住居兼店舗で、店側から引き戸を開けると高くなった奥の部屋は居間だったりして、客の気配に居間に置かれた炬燵からおばさんがのっそり立ち上がって来る・・・なんて光景は、昭和の昔の頃によくありました。子供の頃に通っていた本屋がこの形だったし、現在近所にある駄菓子屋は今もこんな構造。最近では立て直されたり、そういう形態の店はつぶれてしまったりであまり見なくなったかもしれませんが、ちょっと懐かしい。
そんな古い店舗に、健太の編んだアンティークにも見えそうなレースの飾り。舞台はちょっとレトロでいい感じです。
それからその『レース編み』。
最近はやらないけど、去年おととしあたりはマイブームの高波が来てて私もやりましたので、健太のレース編みは興味ある話題。現在は波は引いていて糸も編み針もしまいこんであるけど、読んでいたらまたちょっとやりたくなった。夏にはむかないのでやらないけど(笑)。
そして男前が作る美味しそうな焼菓子。
惹かれる要素はたくさんありました。

でも、そういうものをそぎ落としてみると、健太の後ろ向きネガティブ思考はかなりキてましたね。これは結構嫌われるタイプのグジグジ受・・・。BLでは珍しくないですけど。
書き下ろしは、私もちょっとイヤだったな・・・(笑)

締めもちょっと微妙で、「編み物の貴公子」を目指すと言われたら笑ってしまいそうだけど(笑)、「別に先生になりたいわけじゃない」とテンションの低いことを言われてしまうのも、なんだか覇気がない。

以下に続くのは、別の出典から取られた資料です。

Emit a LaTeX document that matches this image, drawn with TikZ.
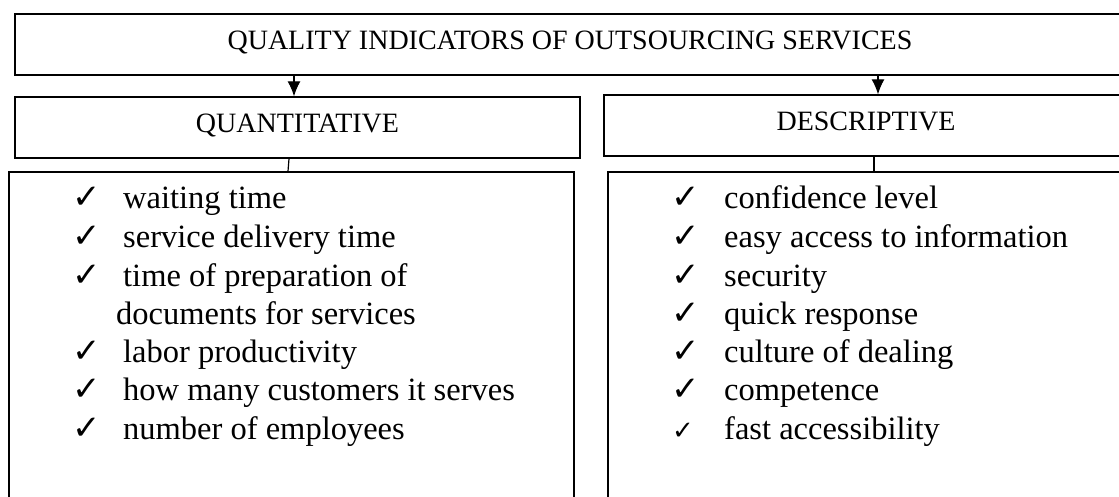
\documentclass[tikz,border=0pt]{standalone}
\usepackage{fontspec}
\setmainfont{Liberation Serif}
\newfontfamily\checkfont{DejaVu Sans}
\usetikzlibrary{arrows.meta}
\begin{document}
\begin{tikzpicture}[x=1pt,y=-1pt,
  box/.style={draw=black, line width=1.4pt, rectangle, inner sep=0pt},
  head/.style={box, font=\fontsize{28}{34}\selectfont, text height=18.5pt, text depth=8pt},
  item/.style={anchor=base west, inner sep=0pt, font=\fontsize{32.5}{38}\selectfont},
  chk/.style={anchor=base west, inner sep=0pt, font=\checkfont\fontsize{34}{40}\selectfont},
  arr/.style={line width=1.2pt, -{Latex[length=15pt,width=13pt]}},
  conn/.style={line width=1.2pt}]
\useasboundingbox (0,0) rectangle (1119,497);
\clip (0,0) rectangle (1119,497);
\node[head, minimum width=1110pt, minimum height=61pt] (top) at (570,44.5) {QUALITY INDICATORS OF OUTSOURCING SERVICES};
\node[head, minimum width=565pt, minimum height=61pt] (q) at (297.5,127.5) {QUANTITATIVE};
\node[head, minimum width=524pt, minimum height=61pt] (d) at (866,125.5) {DESCRIPTIVE};
\node[box, minimum width=565pt, minimum height=368pt] (lb) at (291.5,356) {};
\node[box, minimum width=532pt, minimum height=368pt] (rb) at (874,356) {};
% arrows
\path ([xshift=-3.5pt]q.north) coordinate (qa);
\draw[arr] (top.south -| qa) -- (qa);
\path ([xshift=12pt]d.north) coordinate (da);
\draw[arr] (top.south -| da) -- (da);
% connectors
\draw[conn] ([xshift=-8.5pt]q.south) -- ([xshift=-3.5pt]lb.north);
\draw[conn] (d.south -| rb.north) -- (rb.north);
% left list
\foreach \yy/\txt [count=\i] in {209/waiting time, 247.5/service delivery time, 286/time of preparation of, 362/labor productivity, 400/how many customers it serves, 439/number of employees} {
  \node[chk] (lc\i) at (72,\yy) {✓};
  \node[item] (lt\i) at (123,\yy) {\txt};
}
\node[item] (lt0) at (116,324) {documents for services};
% right list
\foreach \yy/\txt [count=\i] in {209/confidence level, 247.5/easy access to information, 286/security, 324/quick response, 362/culture of dealing, 400/competence} {
  \node[chk] (rc\i) at (671,\yy) {✓};
  \node[item] (rt\i) at (724,\yy) {\txt};
}
\node[chk, font=\checkfont\fontsize{26}{30}\selectfont] (rc7) at (672,439) {✓};
\node[item] (rt7) at (724,439) {fast accessibility};
\end{tikzpicture}
\end{document}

別にお兄さんみたいに尻を叩きたいとは思わないし、長い人生のうちの数年くらいゆっくり立ち止まってもいいと思いますが、「この子はどこへ行くのかな~」と気になるのも正直なところ。
だけど、宇佐見は御菓子、健太はレースでお店に花を・・・なんてことにしなかったところはいいと思ったんですけどね。
少しずつ歩き出そうとするスタート地点が物語の終わり。
そういうのもありだとは思いますが。